* Begin *

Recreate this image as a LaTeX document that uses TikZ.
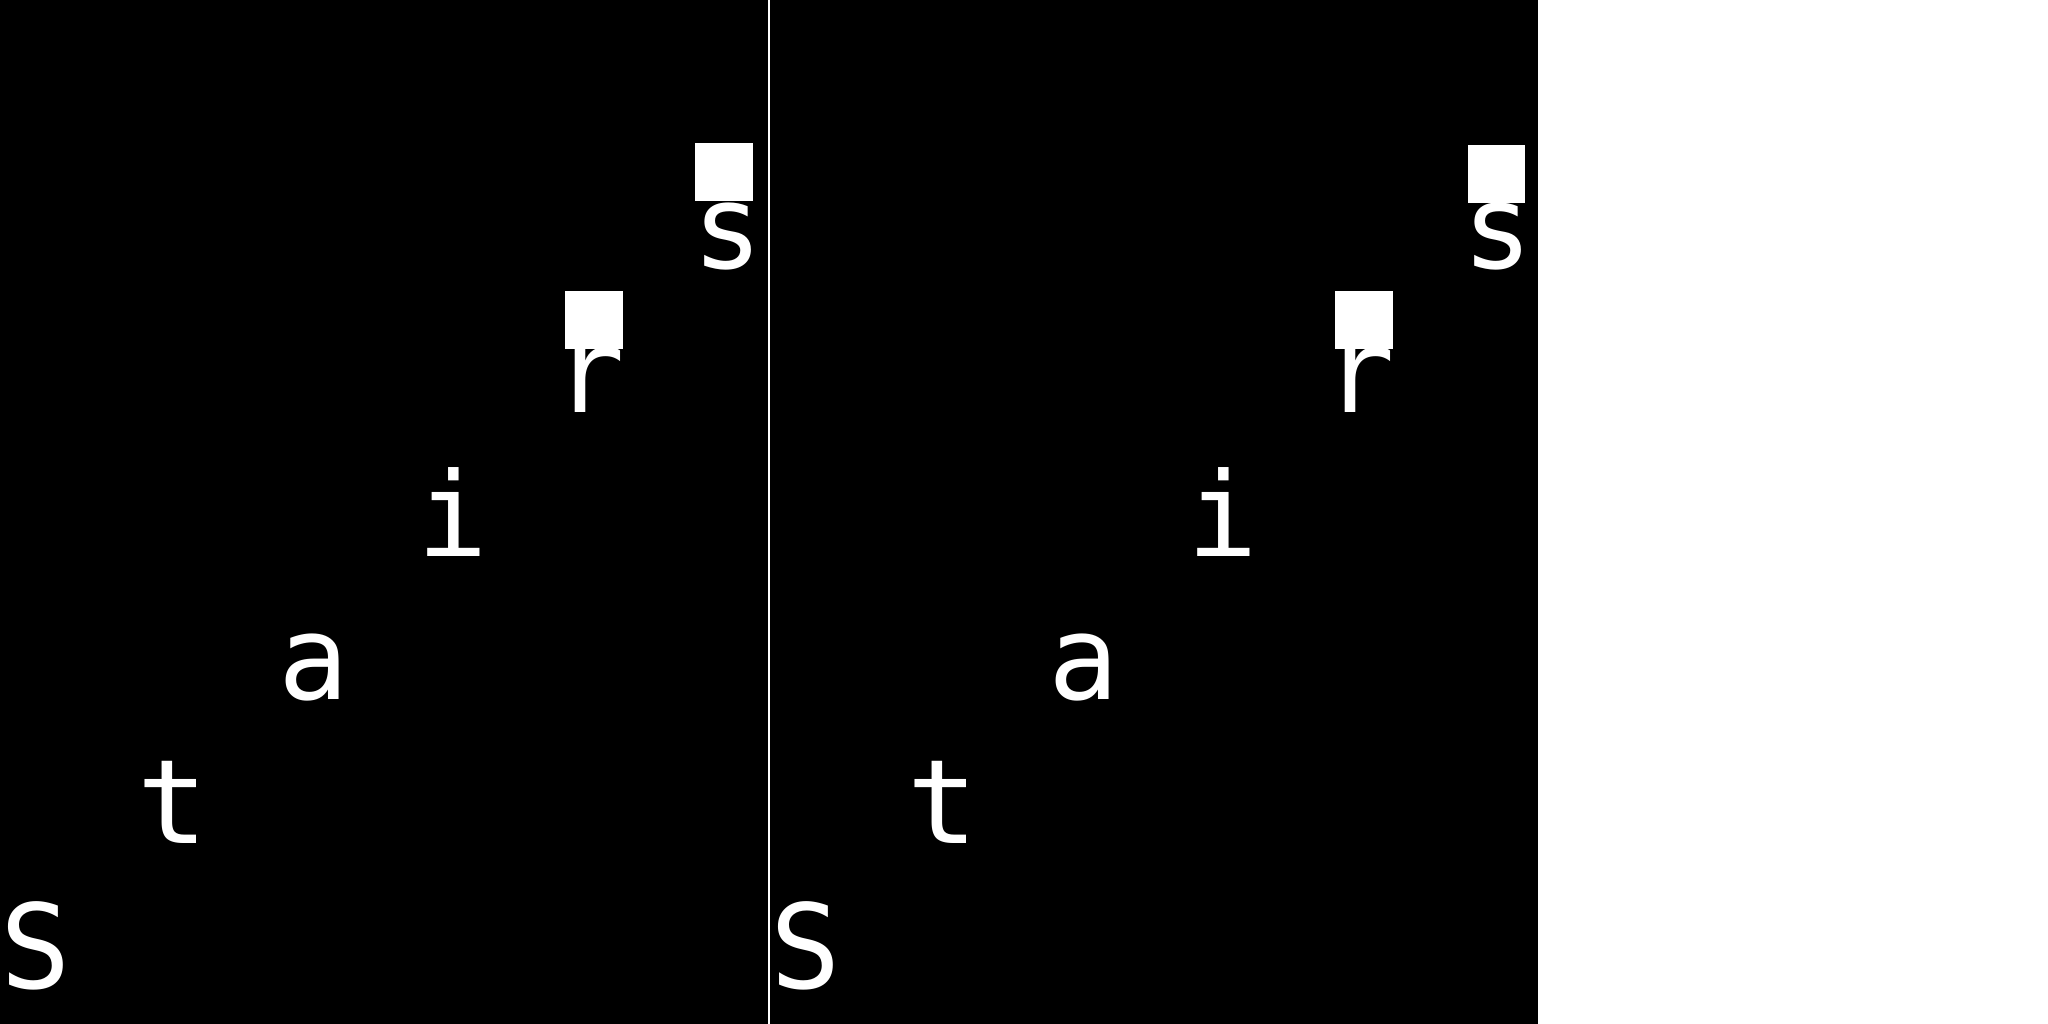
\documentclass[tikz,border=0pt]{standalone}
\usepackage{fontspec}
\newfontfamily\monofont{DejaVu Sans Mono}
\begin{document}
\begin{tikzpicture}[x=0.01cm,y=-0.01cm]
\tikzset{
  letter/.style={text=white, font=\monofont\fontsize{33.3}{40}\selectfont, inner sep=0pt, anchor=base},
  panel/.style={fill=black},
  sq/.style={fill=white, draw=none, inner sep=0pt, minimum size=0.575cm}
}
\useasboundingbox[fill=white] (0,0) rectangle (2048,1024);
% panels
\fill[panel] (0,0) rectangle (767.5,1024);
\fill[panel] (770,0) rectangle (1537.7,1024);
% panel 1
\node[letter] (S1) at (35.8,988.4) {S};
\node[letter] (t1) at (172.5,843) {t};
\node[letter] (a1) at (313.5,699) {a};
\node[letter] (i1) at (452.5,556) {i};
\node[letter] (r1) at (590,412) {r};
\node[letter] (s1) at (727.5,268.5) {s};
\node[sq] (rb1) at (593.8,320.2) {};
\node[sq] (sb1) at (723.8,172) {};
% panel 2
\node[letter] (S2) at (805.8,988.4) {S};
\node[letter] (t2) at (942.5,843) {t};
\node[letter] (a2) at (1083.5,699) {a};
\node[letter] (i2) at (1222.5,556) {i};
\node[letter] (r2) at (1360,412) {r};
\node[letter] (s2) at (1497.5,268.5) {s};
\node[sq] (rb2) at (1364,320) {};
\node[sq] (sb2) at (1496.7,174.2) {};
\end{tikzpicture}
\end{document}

* End *

Quote every line word for word and keep the images out of the copy.

### Task response
Recreate this image as a LaTeX document that uses TikZ.
\documentclass[tikz,border=0pt]{standalone}
\usepackage{fontspec}
\newfontfamily\monofont{DejaVu Sans Mono}
\begin{document}
\begin{tikzpicture}[x=0.01cm,y=-0.01cm]
\tikzset{
  letter/.style={text=white, font=\monofont\fontsize{33.3}{40}\selectfont, inner sep=0pt, anchor=base},
  panel/.style={fill=black},
  sq/.style={fill=white, draw=none, inner sep=0pt, minimum size=0.575cm}
}
\useasboundingbox[fill=white] (0,0) rectangle (2048,1024);
% panels
\fill[panel] (0,0) rectangle (767.5,1024);
\fill[panel] (770,0) rectangle (1537.7,1024);
% panel 1
\node[letter] (S1) at (35.8,988.4) {S};
\node[letter] (t1) at (172.5,843) {t};
\node[letter] (a1) at (313.5,699) {a};
\node[letter] (i1) at (452.5,556) {i};
\node[letter] (r1) at (590,412) {r};
\node[letter] (s1) at (727.5,268.5) {s};
\node[sq] (rb1) at (593.8,320.2) {};
\node[sq] (sb1) at (723.8,172) {};
% panel 2
\node[letter] (S2) at (805.8,988.4) {S};
\node[letter] (t2) at (942.5,843) {t};
\node[letter] (a2) at (1083.5,699) {a};
\node[letter] (i2) at (1222.5,556) {i};
\node[letter] (r2) at (1360,412) {r};
\node[letter] (s2) at (1497.5,268.5) {s};
\node[sq] (rb2) at (1364,320) {};
\node[sq] (sb2) at (1496.7,174.2) {};
\end{tikzpicture}
\end{document}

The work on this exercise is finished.